Exercise goal – Quote the listing in full, exactly as given, minus any pictures.

━━ Information supplied

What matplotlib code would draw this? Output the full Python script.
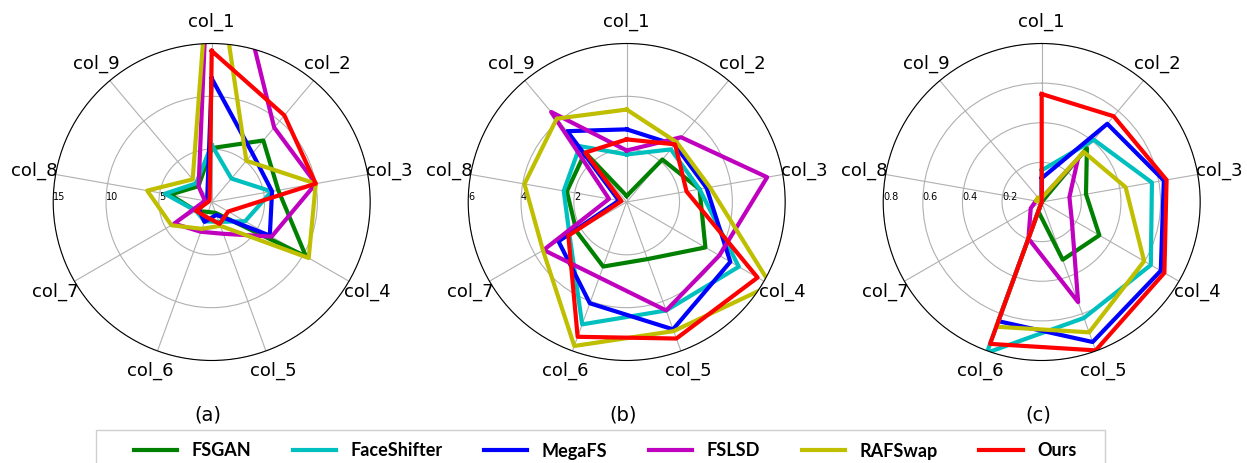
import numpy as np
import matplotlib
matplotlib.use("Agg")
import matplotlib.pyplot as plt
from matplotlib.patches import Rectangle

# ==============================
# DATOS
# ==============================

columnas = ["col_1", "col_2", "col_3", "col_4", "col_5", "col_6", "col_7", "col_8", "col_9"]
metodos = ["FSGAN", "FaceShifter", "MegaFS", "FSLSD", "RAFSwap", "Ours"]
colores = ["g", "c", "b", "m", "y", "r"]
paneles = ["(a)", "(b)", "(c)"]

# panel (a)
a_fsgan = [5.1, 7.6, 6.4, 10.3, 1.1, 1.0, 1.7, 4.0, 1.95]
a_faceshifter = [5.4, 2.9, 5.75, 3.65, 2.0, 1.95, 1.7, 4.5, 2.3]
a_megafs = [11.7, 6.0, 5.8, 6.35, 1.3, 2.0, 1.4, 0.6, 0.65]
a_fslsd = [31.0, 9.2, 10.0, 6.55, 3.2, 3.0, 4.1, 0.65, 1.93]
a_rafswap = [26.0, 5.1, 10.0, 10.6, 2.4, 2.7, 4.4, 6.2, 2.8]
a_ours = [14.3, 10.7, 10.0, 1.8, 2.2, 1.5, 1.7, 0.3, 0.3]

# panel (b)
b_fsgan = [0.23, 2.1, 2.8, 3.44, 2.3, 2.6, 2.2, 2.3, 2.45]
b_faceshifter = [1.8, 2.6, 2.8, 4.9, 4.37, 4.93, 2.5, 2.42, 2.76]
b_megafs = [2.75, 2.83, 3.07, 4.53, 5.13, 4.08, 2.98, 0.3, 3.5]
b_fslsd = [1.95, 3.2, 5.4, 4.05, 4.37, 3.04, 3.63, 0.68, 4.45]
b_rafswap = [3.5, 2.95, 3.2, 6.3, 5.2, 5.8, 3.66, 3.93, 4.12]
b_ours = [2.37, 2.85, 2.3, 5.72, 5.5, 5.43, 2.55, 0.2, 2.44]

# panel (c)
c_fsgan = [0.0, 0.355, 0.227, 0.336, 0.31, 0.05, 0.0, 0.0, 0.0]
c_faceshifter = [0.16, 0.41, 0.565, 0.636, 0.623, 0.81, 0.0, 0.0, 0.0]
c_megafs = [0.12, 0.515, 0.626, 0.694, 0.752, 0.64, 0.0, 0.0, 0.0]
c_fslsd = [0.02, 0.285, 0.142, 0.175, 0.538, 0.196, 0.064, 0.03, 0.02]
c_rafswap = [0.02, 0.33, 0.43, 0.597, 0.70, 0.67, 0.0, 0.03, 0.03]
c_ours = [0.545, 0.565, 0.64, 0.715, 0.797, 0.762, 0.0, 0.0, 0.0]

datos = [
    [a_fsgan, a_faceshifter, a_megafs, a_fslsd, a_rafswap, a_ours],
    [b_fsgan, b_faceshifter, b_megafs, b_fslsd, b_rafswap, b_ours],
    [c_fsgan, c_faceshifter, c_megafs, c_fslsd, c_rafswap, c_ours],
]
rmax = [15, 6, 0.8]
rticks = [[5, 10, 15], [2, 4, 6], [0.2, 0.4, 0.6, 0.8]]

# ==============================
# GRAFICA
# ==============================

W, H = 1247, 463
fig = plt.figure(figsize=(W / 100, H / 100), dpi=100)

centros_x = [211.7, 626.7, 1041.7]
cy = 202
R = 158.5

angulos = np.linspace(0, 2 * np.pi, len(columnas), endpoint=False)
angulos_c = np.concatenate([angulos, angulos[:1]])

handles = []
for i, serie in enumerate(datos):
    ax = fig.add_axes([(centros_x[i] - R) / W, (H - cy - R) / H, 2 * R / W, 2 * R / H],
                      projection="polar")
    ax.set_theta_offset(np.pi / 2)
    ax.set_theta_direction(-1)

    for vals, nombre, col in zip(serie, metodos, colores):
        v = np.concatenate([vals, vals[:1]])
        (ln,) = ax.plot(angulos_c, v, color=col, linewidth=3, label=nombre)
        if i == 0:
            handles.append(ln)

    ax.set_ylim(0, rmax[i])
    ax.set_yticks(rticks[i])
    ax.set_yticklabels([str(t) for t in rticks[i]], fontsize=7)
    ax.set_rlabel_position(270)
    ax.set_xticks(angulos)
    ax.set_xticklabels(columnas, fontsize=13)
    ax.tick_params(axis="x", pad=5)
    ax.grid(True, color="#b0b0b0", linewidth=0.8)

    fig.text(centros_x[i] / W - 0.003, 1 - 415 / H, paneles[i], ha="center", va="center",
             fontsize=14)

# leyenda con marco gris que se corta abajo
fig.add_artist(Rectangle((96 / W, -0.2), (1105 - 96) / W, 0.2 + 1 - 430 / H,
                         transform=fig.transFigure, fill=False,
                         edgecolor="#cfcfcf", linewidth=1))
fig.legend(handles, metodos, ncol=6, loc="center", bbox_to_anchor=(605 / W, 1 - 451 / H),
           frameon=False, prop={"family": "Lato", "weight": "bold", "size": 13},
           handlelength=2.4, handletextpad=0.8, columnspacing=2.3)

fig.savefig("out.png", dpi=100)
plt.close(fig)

━━━━

Answer below –
What matplotlib code would draw this? Output the full Python script.
import numpy as np
import matplotlib
matplotlib.use("Agg")
import matplotlib.pyplot as plt
from matplotlib.patches import Rectangle

# ==============================
# DATOS
# ==============================

columnas = ["col_1", "col_2", "col_3", "col_4", "col_5", "col_6", "col_7", "col_8", "col_9"]
metodos = ["FSGAN", "FaceShifter", "MegaFS", "FSLSD", "RAFSwap", "Ours"]
colores = ["g", "c", "b", "m", "y", "r"]
paneles = ["(a)", "(b)", "(c)"]

# panel (a)
a_fsgan = [5.1, 7.6, 6.4, 10.3, 1.1, 1.0, 1.7, 4.0, 1.95]
a_faceshifter = [5.4, 2.9, 5.75, 3.65, 2.0, 1.95, 1.7, 4.5, 2.3]
a_megafs = [11.7, 6.0, 5.8, 6.35, 1.3, 2.0, 1.4, 0.6, 0.65]
a_fslsd = [31.0, 9.2, 10.0, 6.55, 3.2, 3.0, 4.1, 0.65, 1.93]
a_rafswap = [26.0, 5.1, 10.0, 10.6, 2.4, 2.7, 4.4, 6.2, 2.8]
a_ours = [14.3, 10.7, 10.0, 1.8, 2.2, 1.5, 1.7, 0.3, 0.3]

# panel (b)
b_fsgan = [0.23, 2.1, 2.8, 3.44, 2.3, 2.6, 2.2, 2.3, 2.45]
b_faceshifter = [1.8, 2.6, 2.8, 4.9, 4.37, 4.93, 2.5, 2.42, 2.76]
b_megafs = [2.75, 2.83, 3.07, 4.53, 5.13, 4.08, 2.98, 0.3, 3.5]
b_fslsd = [1.95, 3.2, 5.4, 4.05, 4.37, 3.04, 3.63, 0.68, 4.45]
b_rafswap = [3.5, 2.95, 3.2, 6.3, 5.2, 5.8, 3.66, 3.93, 4.12]
b_ours = [2.37, 2.85, 2.3, 5.72, 5.5, 5.43, 2.55, 0.2, 2.44]

# panel (c)
c_fsgan = [0.0, 0.355, 0.227, 0.336, 0.31, 0.05, 0.0, 0.0, 0.0]
c_faceshifter = [0.16, 0.41, 0.565, 0.636, 0.623, 0.81, 0.0, 0.0, 0.0]
c_megafs = [0.12, 0.515, 0.626, 0.694, 0.752, 0.64, 0.0, 0.0, 0.0]
c_fslsd = [0.02, 0.285, 0.142, 0.175, 0.538, 0.196, 0.064, 0.03, 0.02]
c_rafswap = [0.02, 0.33, 0.43, 0.597, 0.70, 0.67, 0.0, 0.03, 0.03]
c_ours = [0.545, 0.565, 0.64, 0.715, 0.797, 0.762, 0.0, 0.0, 0.0]

datos = [
    [a_fsgan, a_faceshifter, a_megafs, a_fslsd, a_rafswap, a_ours],
    [b_fsgan, b_faceshifter, b_megafs, b_fslsd, b_rafswap, b_ours],
    [c_fsgan, c_faceshifter, c_megafs, c_fslsd, c_rafswap, c_ours],
]
rmax = [15, 6, 0.8]
rticks = [[5, 10, 15], [2, 4, 6], [0.2, 0.4, 0.6, 0.8]]

# ==============================
# GRAFICA
# ==============================

W, H = 1247, 463
fig = plt.figure(figsize=(W / 100, H / 100), dpi=100)

centros_x = [211.7, 626.7, 1041.7]
cy = 202
R = 158.5

angulos = np.linspace(0, 2 * np.pi, len(columnas), endpoint=False)
angulos_c = np.concatenate([angulos, angulos[:1]])

handles = []
for i, serie in enumerate(datos):
    ax = fig.add_axes([(centros_x[i] - R) / W, (H - cy - R) / H, 2 * R / W, 2 * R / H],
                      projection="polar")
    ax.set_theta_offset(np.pi / 2)
    ax.set_theta_direction(-1)

    for vals, nombre, col in zip(serie, metodos, colores):
        v = np.concatenate([vals, vals[:1]])
        (ln,) = ax.plot(angulos_c, v, color=col, linewidth=3, label=nombre)
        if i == 0:
            handles.append(ln)

    ax.set_ylim(0, rmax[i])
    ax.set_yticks(rticks[i])
    ax.set_yticklabels([str(t) for t in rticks[i]], fontsize=7)
    ax.set_rlabel_position(270)
    ax.set_xticks(angulos)
    ax.set_xticklabels(columnas, fontsize=13)
    ax.tick_params(axis="x", pad=5)
    ax.grid(True, color="#b0b0b0", linewidth=0.8)

    fig.text(centros_x[i] / W - 0.003, 1 - 415 / H, paneles[i], ha="center", va="center",
             fontsize=14)

# leyenda con marco gris que se corta abajo
fig.add_artist(Rectangle((96 / W, -0.2), (1105 - 96) / W, 0.2 + 1 - 430 / H,
                         transform=fig.transFigure, fill=False,
                         edgecolor="#cfcfcf", linewidth=1))
fig.legend(handles, metodos, ncol=6, loc="center", bbox_to_anchor=(605 / W, 1 - 451 / H),
           frameon=False, prop={"family": "Lato", "weight": "bold", "size": 13},
           handlelength=2.4, handletextpad=0.8, columnspacing=2.3)

fig.savefig("out.png", dpi=100)
plt.close(fig)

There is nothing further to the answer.